In 2019, the number of PIP claimants for autism was 26,256, and by April 2025, this number had jumped to 114,211. For anxiety and depression, it went from 23,647 in 2019, to 110,075 in April 2025. For ADHD, in the same period, it went from 4,233 to 37,339.
As ludicrous as this sounds, approximately 80 percent of PIP claimants are not in work at all. A person getting incapacity benefits and PIP could be getting 23,899 pounds (roughly $32,250), which is already more than the minimum wage. Someone with children is entitled to even more. When PIP is combined with housing benefits, universal credit, and other offerings, someone could be entitled to 27,354 pounds (roughly $37,000) without paying taxes.

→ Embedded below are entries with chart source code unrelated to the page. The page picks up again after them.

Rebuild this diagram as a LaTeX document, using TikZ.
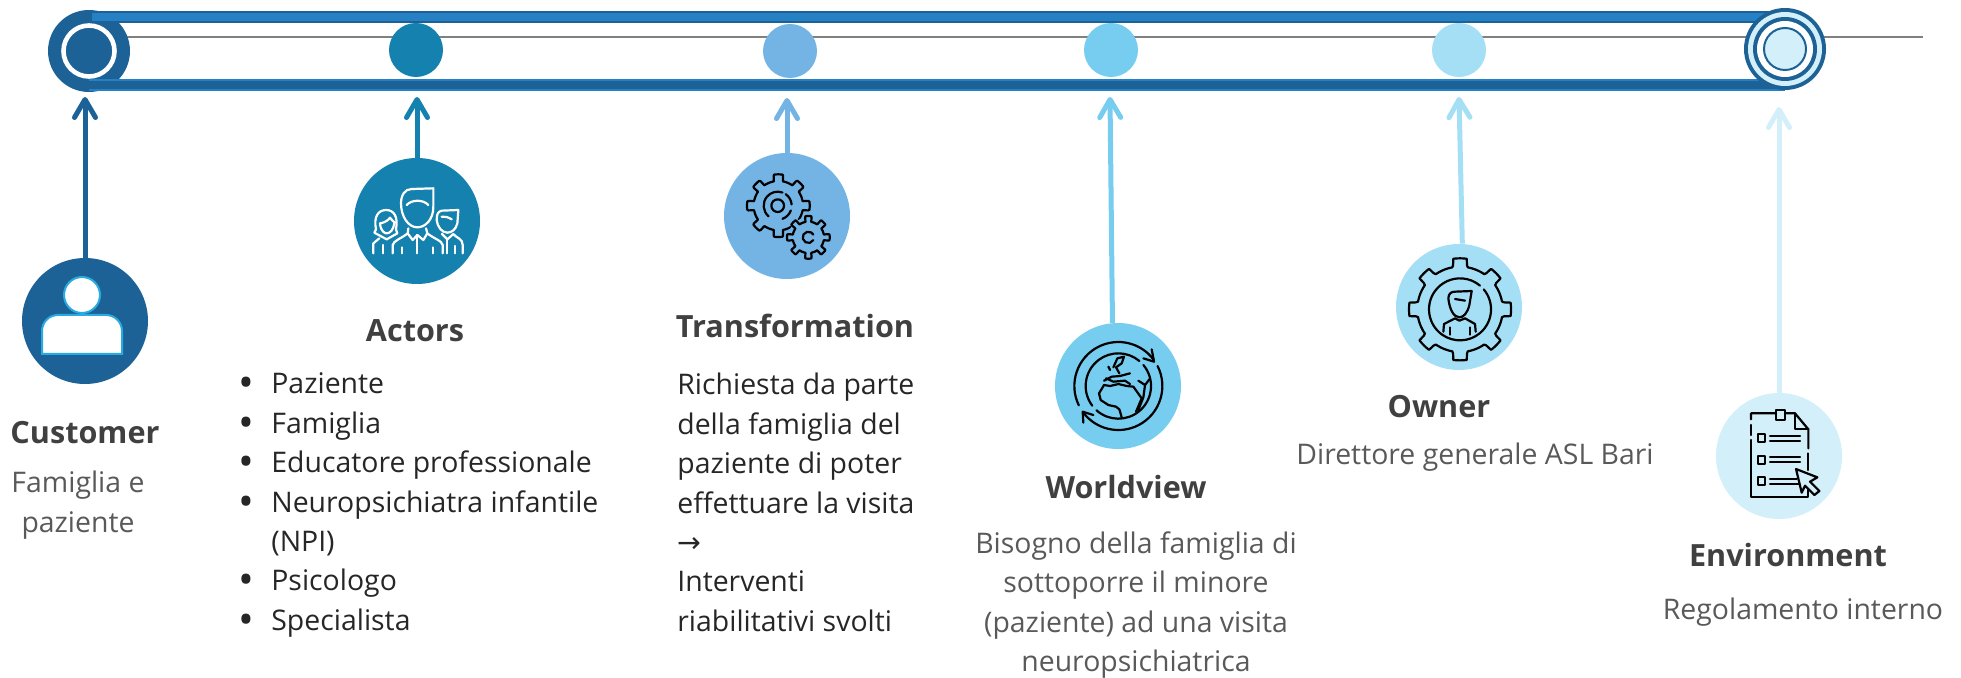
\documentclass[tikz,border=0pt]{standalone}
\usepackage{fontspec}
\setmainfont{Open Sans}
\newfontfamily\symbfont{DejaVu Sans}
\usepackage{tikz}
\usetikzlibrary{arrows.meta,positioning}
\definecolor{custC}{HTML}{1D6296}
\definecolor{actC}{HTML}{1581AF}
\definecolor{transC}{HTML}{73B4E4}
\definecolor{worldC}{HTML}{76CDF0}
\definecolor{ownC}{HTML}{A5DFF6}
\definecolor{envC}{HTML}{D3EFFA}
\definecolor{bandC}{HTML}{2581C4}
\definecolor{ringC}{HTML}{29ABE2}
\newcommand{\gearicon}[5]{\draw[icon] plot[samples=241,domain=0:360,variable=\t,smooth]
  ({#1+(#3+#4*max(0,min(1,4*(cos(8*\t)-#5))))*cos(\t)},{#2+(#3+#4*max(0,min(1,4*(cos(8*\t)-#5))))*sin(\t)}) -- cycle;}
\newcommand{\blt}{\raisebox{-2pt}{\fontsize{21}{19}\selectfont\textbullet}}

\begin{document}
\begin{tikzpicture}[>={Straight Barb[length=9pt,width=10.5pt,round]}, x=0.5pt, y=-0.5pt]
\tikzstyle{big}=[circle,inner sep=0pt,minimum size=63pt]
\tikzstyle{dot}=[circle,inner sep=0pt,minimum size=27pt]
\tikzstyle{disc}=[circle,inner sep=0pt]
\tikzstyle{flow}=[->,line width=2.5pt,line cap=butt]
\tikzstyle{title}=[font=\fontsize{15.3}{20}\selectfont\bfseries,text=black!75,inner sep=0pt]
\tikzstyle{body}=[font=\fontsize{14.2}{19.7}\selectfont,inner sep=0pt,align=center,text=black!65]
\tikzstyle{list}=[font=\fontsize{14.2}{19.7}\selectfont,inner sep=0pt,align=left,text=black!85]
\tikzstyle{icon}=[line width=1.1pt,draw=black,line cap=round,line join=round]
\tikzstyle{wicon}=[line width=1.1pt,draw=white,line cap=round,line join=round]
\useasboundingbox (0,0) rectangle (1961,678);

% timeline
\coordinate (axisL) at (89,37);
\coordinate (axisR) at (1923,37);
\draw[black!50,line width=.6pt] (axisL) -- (axisR);

\node[disc,fill=custC,minimum size=41pt] (hubL) at (89,51) {};
\node[disc,fill=custC,draw=white,line width=2.3pt,minimum size=25.5pt] (hubLi) at (hubL) {};

\coordinate (topL) at (92,17);
\coordinate (topR) at (1785,17);
\coordinate (lowL) at (89,85);
\coordinate (lowR) at (1785,85);
\draw[custC,line width=6pt] (topL) -- (topR);
\draw[bandC,line width=3.6pt] (topL) -- (topR);
\draw[bandC,line width=6pt] (lowL) -- (lowR);
\draw[custC,line width=3.6pt] (lowL) -- (lowR);

\node[disc,fill=custC,minimum size=41pt] (hubR) at (1785,49) {};
\node[disc,fill=envC,minimum size=37pt] (hubRa) at (hubR) {};
\node[disc,fill=custC,minimum size=32pt] (hubRb) at (hubR) {};
\node[disc,fill=white,minimum size=28pt] (hubRc) at (hubR) {};
\node[disc,fill=envC,draw=custC,line width=1pt,minimum size=21pt] (hubRd) at (hubR) {};

\node[dot,fill=actC]   (dotA) at (416,50)  {};
\node[dot,fill=transC] (dotT) at (790,51)  {};
\node[dot,fill=worldC] (dotW) at (1111,50) {};
\node[dot,fill=ownC]   (dotO) at (1459,50) {};

% circles
\node[big,fill=custC]  (customer) at (85,321)   {};
\node[big,fill=actC]   (actors)   at (417,221)  {};
\node[big,fill=transC] (transf)   at (787,216)  {};
\node[big,fill=worldC] (worldv)   at (1118,386) {};
\node[big,fill=ownC]   (owner)    at (1459,307) {};
\node[big,fill=envC]   (environ)  at (1779,456) {};

\coordinate (tipC) at (85,97);
\coordinate (tipA) at (417,97);
\coordinate (tipT) at (787,98);
\coordinate (tipW) at (1110,97);
\coordinate (tipO) at (1459,97);
\coordinate (tipE) at (1779,107);

\path
(customer.north) edge[flow,custC]   (tipC)
(actors.north)   edge[flow,actC]    (tipA)
(transf.north)   edge[flow,transC]  (tipT)
(worldv.95)      edge[flow,worldC]  (tipW)
(owner.87)       edge[flow,ownC]    (tipO)
(environ.north)  edge[flow,envC]    (tipE);

% customer icon
\draw[fill=white,draw=ringC,line width=1pt] (82,295) circle (18);
\draw[fill=white,draw=ringC,line width=1pt] (42,354) {[rounded corners=8pt] -- (42,315) -- (122,315)} -- (122,354) -- cycle;

% actors icon
\begin{scope}[shift={(340,170)},x=0.1667pt,y=-0.1667pt]
\draw[wicon] (183,100) .. controls (183,75) and (195,57) .. (215,57) -- (280,55) -- (280,110) .. controls (280,150) and (255,172) .. (232,172) .. controls (205,172) and (183,140) .. (183,100);
\draw[wicon] (200,105) .. controls (215,88) and (250,88) .. (265,105);
\draw[wicon] (158,250) -- (158,225) .. controls (160,212) and (185,205) .. (203,190) -- (205,175);
\draw[wicon] (308,250) -- (308,225) .. controls (306,212) and (280,205) .. (262,190) -- (258,175);
\draw[wicon] (203,190) -- (218,210) -- (232,195) -- (250,210) -- (262,190);
\draw[wicon] (232,195) -- (232,250) (185,232) -- (185,250) (278,232) -- (278,250);
\draw[wicon] (108,178) .. controls (100,140) and (115,120) .. (138,120) .. controls (162,120) and (175,140) .. (168,178);
\draw[wicon] (120,160) .. controls (135,158) and (145,150) .. (150,143) .. controls (155,150) and (160,155) .. (165,158);
\draw[wicon] (120,160) .. controls (122,185) and (135,190) .. (140,190) .. controls (150,190) and (160,180) .. (163,160);
\draw[wicon] (108,178) -- (103,188) -- (140,208) -- (172,190) -- (168,178);
\draw[wicon] (100,250) -- (100,220) -- (118,205);
\draw[wicon] (128,225) -- (128,250);
\draw[wicon] (290,150) .. controls (290,130) and (295,125) .. (305,122) -- (355,120) -- (352,160) .. controls (348,178) and (335,188) .. (322,188) .. controls (305,188) and (292,170) .. (290,150);
\draw[wicon] (305,140) .. controls (315,138) and (325,142) .. (335,148);
\draw[wicon] (306,192) -- (322,208) -- (340,192) .. controls (350,205) and (368,205) .. (368,225) -- (368,250);
\draw[wicon] (322,208) -- (322,250) (345,228) -- (345,250);
\end{scope}

% transformation icon
\begin{scope}[shift={(700,130)},x=0.1667pt,y=-0.1667pt]
\gearicon{235}{227}{74}{20}{.1}
\draw[icon] (233,227) circle (19);
\draw[icon] ([shift={(233,227)}]130:42) arc[start angle=130,end angle=290,radius=42];
\draw[icon] ([shift={(233,227)}]305:42) arc[start angle=305,end angle=355,radius=42];
\draw[icon] ([shift={(233,227)}]20:42) arc[start angle=20,end angle=70,radius=42];
\draw[fill=transC,draw=none] (325,322) circle (60);
\gearicon{325}{322}{47}{17}{.1}
\draw[icon] ([shift={(325,322)}]30:17) arc[start angle=30,end angle=330,radius=17];
\end{scope}

% worldview icon
\begin{scope}[shift={(1030,310)},x=0.1667pt,y=-0.1667pt]
\draw[icon] ([shift={(265,228)}]154:132) arc[start angle=154,end angle=323,radius=132];
\draw[icon] (340,145) -- (372,155) -- (365,118);
\draw[icon] ([shift={(265,228)}]333:132) arc[start angle=333,end angle=503,radius=132];
\draw[icon] (160,338) -- (158,305) -- (190,315);
\draw[icon] ([shift={(265,228)}]143:98) arc[start angle=143,end angle=310,radius=98];
\draw[icon] ([shift={(265,228)}]320:98) arc[start angle=320,end angle=492,radius=98];
\draw[icon] (222,225) -- (207,250) -- (212,270) -- (235,285) -- (258,290) -- (268,298) -- (275,322);
\draw[icon] (318,305) -- (335,265) -- (310,230) -- (290,228) -- (265,222) -- (240,228) -- (222,225);
\draw[icon] (325,212) -- (345,225) -- (358,208);
\draw[icon] (345,225) -- (340,262) -- (325,300);
\draw[icon] (222,212) -- (245,200) -- (270,198) -- (300,190);
\draw[icon] (228,205) -- (250,215) -- (285,212) -- (300,222);
\draw[icon] (250,172) -- (262,145) -- (282,140) -- (275,160) -- (258,172) -- (268,190);
\draw[icon] (235,170) -- (240,180);
\end{scope}

% owner icon
\begin{scope}[shift={(1370,230)},x=0.1667pt,y=-0.1667pt]
\gearicon{270}{238}{128}{25}{.25}
\draw[icon] ([shift={(270,238)}]125:93) arc[start angle=125,end angle=310,radius=93];
\draw[icon] ([shift={(270,238)}]320:93) arc[start angle=320,end angle=485,radius=93];
\draw[icon] (235,205) .. controls (235,190) and (245,185) .. (255,185) -- (305,183) -- (298,225) .. controls (292,250) and (280,262) .. (268,262) .. controls (250,262) and (238,235) .. (235,205);
\draw[icon] (255,207) -- (285,212);
\draw[icon] (220,305) -- (222,282) -- (255,265) -- (268,272) -- (285,265) -- (315,282) -- (317,305);
\draw[icon] (240,292) -- (240,314) (300,292) -- (300,314);
\end{scope}

% environment icon
\begin{scope}[shift={(1690,380)},x=0.1667pt,y=-0.1667pt]
\draw[icon] (183,118) -- (183,100) -- (258,100) (285,100) -- (315,100) -- (355,148) -- (355,205);
\draw[icon] (183,135) -- (183,165) (183,180) -- (183,352) -- (355,352) -- (355,330) (355,220) -- (355,270);
\draw[icon] (315,100) -- (315,148) -- (355,148);
\draw[icon] (258,91) rectangle (285,120);
\draw[icon] (205,163) rectangle (225,187) (205,228) rectangle (225,252) (205,292) rectangle (225,316);
\draw[icon] (240,167) -- (330,167) (240,183) -- (330,183) (240,232) -- (330,232) (240,247) -- (330,247) (240,296) -- (320,296) (240,312) -- (335,312);
\draw[icon,fill=envC] (318,267) -- (382,292) -- (360,305) -- (388,333) -- (373,345) -- (345,317) -- (335,338) -- cycle;
\end{scope}

% texts
\node[title] (tCustomer) at (85,433) {Customer};
\node[body,below=13pt of tCustomer,xshift=-3.5pt] (bCustomer) {Famiglia e\\paziente};
\node[title] (tActors) at (415,331) {Actors};
\node[list,anchor=north west] (bActors) at (238,366) {%
\begin{tabular}{@{}p{16.5pt}@{}l@{}}
\blt & Paziente\\
\blt & Famiglia\\
\blt & Educatore professionale\\
\blt & Neuropsichiatra infantile\\
 & (NPI)\\
\blt & Psicologo\\
\blt & Specialista
\end{tabular}};
\node[title] (tTransf) at (795,326) {Transformation};
\node[list,anchor=north west] (bTransf) at (677,373) {Richiesta da parte\\della famiglia del\\paziente di poter\\effettuare la visita\\{\symbfont →}\\Interventi\\riabilitativi svolti};
\node[title] (tWorld) at (1126,487) {Worldview};
\node[body,below=16pt of tWorld,xshift=5pt] (bWorld) {Bisogno della famiglia di\\sottoporre il minore\\(paziente) ad una visita\\neuropsichiatrica};
\node[title] (tOwner) at (1439,407) {Owner};
\node[body,below=12pt of tOwner,xshift=18pt] (bOwner) {Direttore generale ASL Bari};
\node[title] (tEnv) at (1788,555) {Environment};
\node[body,below=15pt of tEnv,xshift=7.5pt] (bEnv) {Regolamento interno};
\end{tikzpicture}
\end{document}
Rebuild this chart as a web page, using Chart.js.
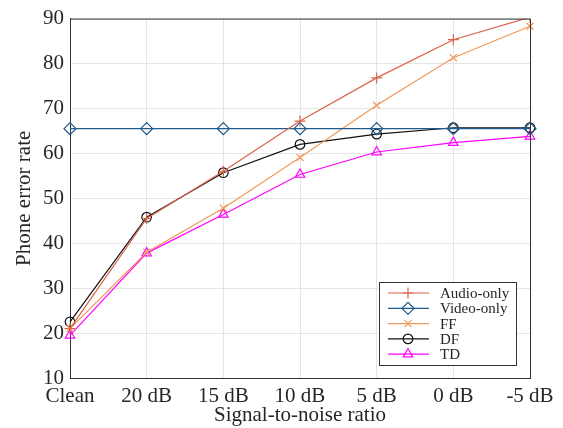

Many of these people may well suffer from mental health conditions that make work a struggle. However, in economic terms, the incentives are entirely off. If you can earn more by claiming benefits than you can working, why would you try to work?
Amy from Keighley is 30 years old with an eight-year-old child and gets long-term sickness benefits. "I do suffer with mental health issues…[complex post-traumatic stress disorder], anxiety, and depression, and things like that," she said. Amy appeared in the documentary Britain's Benefits Scandal.
"If I went and got a job tomorrow, everything I get would stop from today. Which would then mean that my rent, everything would stop….Where does that leave my 8-year-old?" she asked. Amy says she would need to earn $47,000 after taxes to duplicate the package of benefits she receives now.
It the UK and America, it's called "The Welfare Trap." Liberals created it unintentionally, believing they were "solving" the problem of poverty. Instead, they trapped generations into a complex web of dependency that, in the UK, is destroying the nation's economy and fiscal policy.